Blood cries out. Not just Abel's. Every victim's. Every child who was bullied until they broke. Every kid who reached the breaking point with no one to catch them.

And that blood doesn't just cry out against the shooter. It cries out against everyone who could have stopped it and didn't.

Jesus said something even harder:

"If anyone causes one of these little ones—those who believe in me—to stumble, it would be better for them to have a large millstone hung around their neck and to be drowned in the depths of the sea." — Matthew 18:6

He didn't say that about the shooter. He said it about the ones who cause the little ones to stumble. The bullies. The enablers. The ones who watched and did nothing.

The One Who Was Bullied to That Point

Here's what I believe:

The child who was tormented to the breaking point? The one who finally snapped and did the unthinkable?

They are already forgiven.

Not because what they did was right. Because God's mercy is wider than our failures. Because He sees what we did to them before they did what they did.

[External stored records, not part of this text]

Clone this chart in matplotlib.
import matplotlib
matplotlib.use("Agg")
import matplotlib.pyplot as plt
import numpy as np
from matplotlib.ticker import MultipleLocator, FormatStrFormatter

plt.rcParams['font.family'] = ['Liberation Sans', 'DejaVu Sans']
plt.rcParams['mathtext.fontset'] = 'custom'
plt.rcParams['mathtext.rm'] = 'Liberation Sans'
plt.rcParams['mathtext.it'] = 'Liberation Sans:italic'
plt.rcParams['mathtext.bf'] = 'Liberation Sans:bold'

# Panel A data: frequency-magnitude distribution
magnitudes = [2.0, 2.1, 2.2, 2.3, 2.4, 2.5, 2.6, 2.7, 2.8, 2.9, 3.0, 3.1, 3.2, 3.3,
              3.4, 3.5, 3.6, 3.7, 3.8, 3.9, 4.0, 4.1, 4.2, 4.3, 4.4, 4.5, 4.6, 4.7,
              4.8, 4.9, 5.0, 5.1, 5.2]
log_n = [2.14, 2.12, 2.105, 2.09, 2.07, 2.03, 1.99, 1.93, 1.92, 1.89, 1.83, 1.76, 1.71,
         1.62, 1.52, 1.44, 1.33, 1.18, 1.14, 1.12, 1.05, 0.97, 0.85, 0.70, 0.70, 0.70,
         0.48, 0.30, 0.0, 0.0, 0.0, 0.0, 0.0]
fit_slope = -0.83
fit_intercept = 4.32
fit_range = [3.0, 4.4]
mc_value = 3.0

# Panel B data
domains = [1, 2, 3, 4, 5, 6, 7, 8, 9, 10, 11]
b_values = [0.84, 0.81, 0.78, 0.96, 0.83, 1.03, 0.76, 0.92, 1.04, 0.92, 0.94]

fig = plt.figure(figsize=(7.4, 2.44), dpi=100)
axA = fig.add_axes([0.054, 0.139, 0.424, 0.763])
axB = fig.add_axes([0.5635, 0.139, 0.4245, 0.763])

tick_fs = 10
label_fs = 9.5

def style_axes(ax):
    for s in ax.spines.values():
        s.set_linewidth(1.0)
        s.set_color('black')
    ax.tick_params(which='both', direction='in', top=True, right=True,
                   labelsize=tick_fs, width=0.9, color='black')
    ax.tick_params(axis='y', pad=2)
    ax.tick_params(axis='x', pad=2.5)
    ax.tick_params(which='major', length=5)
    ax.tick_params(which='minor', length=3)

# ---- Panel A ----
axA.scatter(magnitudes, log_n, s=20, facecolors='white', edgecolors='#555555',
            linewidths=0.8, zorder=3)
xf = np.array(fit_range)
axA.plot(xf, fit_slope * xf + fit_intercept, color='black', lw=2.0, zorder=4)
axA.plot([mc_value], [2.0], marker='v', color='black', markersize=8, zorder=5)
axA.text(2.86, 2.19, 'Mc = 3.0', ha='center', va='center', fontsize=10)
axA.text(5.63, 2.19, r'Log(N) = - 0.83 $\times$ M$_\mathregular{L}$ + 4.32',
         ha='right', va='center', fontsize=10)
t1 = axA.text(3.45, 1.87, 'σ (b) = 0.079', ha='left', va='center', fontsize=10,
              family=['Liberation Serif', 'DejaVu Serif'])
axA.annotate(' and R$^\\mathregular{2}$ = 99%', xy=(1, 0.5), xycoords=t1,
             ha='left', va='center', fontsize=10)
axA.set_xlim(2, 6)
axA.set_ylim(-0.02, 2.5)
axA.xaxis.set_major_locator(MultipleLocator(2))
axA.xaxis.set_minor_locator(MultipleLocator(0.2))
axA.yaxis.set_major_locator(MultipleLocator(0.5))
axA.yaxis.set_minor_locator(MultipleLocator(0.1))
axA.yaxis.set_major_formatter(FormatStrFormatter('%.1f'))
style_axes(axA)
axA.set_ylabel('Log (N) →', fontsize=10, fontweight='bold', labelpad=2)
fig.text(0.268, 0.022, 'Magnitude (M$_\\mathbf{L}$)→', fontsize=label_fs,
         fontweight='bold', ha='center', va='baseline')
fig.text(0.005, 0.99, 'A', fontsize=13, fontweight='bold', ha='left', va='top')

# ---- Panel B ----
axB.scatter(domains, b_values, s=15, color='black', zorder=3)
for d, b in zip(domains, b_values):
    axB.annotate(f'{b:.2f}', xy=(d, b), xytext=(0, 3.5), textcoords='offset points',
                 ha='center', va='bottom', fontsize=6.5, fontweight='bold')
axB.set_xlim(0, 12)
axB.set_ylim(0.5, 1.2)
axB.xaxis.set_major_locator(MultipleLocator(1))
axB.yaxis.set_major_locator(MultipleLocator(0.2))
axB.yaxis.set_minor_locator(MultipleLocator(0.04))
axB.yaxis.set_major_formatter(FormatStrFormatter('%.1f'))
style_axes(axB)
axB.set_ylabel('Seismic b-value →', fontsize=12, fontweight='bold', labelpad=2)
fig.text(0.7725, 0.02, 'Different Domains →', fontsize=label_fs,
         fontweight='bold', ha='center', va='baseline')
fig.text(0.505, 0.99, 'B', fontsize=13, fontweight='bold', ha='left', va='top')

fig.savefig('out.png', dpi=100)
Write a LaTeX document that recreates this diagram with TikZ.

The blood cries out. But it doesn't just cry out against them. It cries out against us.

"The one that was bullied to that point is already forgiven. It's the community that holds the sin."

This is the part we don't want to hear.

The Community Bears the Sin

The shooter didn't happen in a vacuum. They were shaped by:

· Parents who raised bullies and never taught them empathy
· Schools that dismissed complaints to avoid paperwork
· Teachers who saw cruelty and looked away
· Administrators who protected reputation over students
· Peers who watched and laughed
· A culture that rewarded cruelty and called it popularity
· A community that tolerated all of it as normal

We are not off the hook just because we didn't pull the trigger.

We are complicit.

"Woe to those who make unjust laws, to those who issue oppressive decrees, to deprive the poor of their rights and withhold justice from the oppressed." — Isaiah 10:1-2

Unjust laws. Oppressive decrees. Withholding justice. That's not just government. That's a school system that protects the popular and ignores the outcast. That's a community that values comfort over truth. That's all of us who saw and did nothing.

What We Actually Need

Not more prisons. Not more punishment after the fact.

We need better ways.

· Better ways to see the kid sitting alone at lunch
· Better ways to train parents who don't know how to parent
· Better ways for schools to actually stop bullying, not just file reports
· Better ways for communities to take responsibility before the blood cries out
· Better ways to heal the broken before they break others

The bullied kid is already forgiven. The question is whether we'll change before the next one reaches that point.

The Question We Have to Answer

Not "who goes to jail?"

But: what are we going to do differently so the next kid doesn't get to that place?

Because the blood is crying out. And it's crying out against us.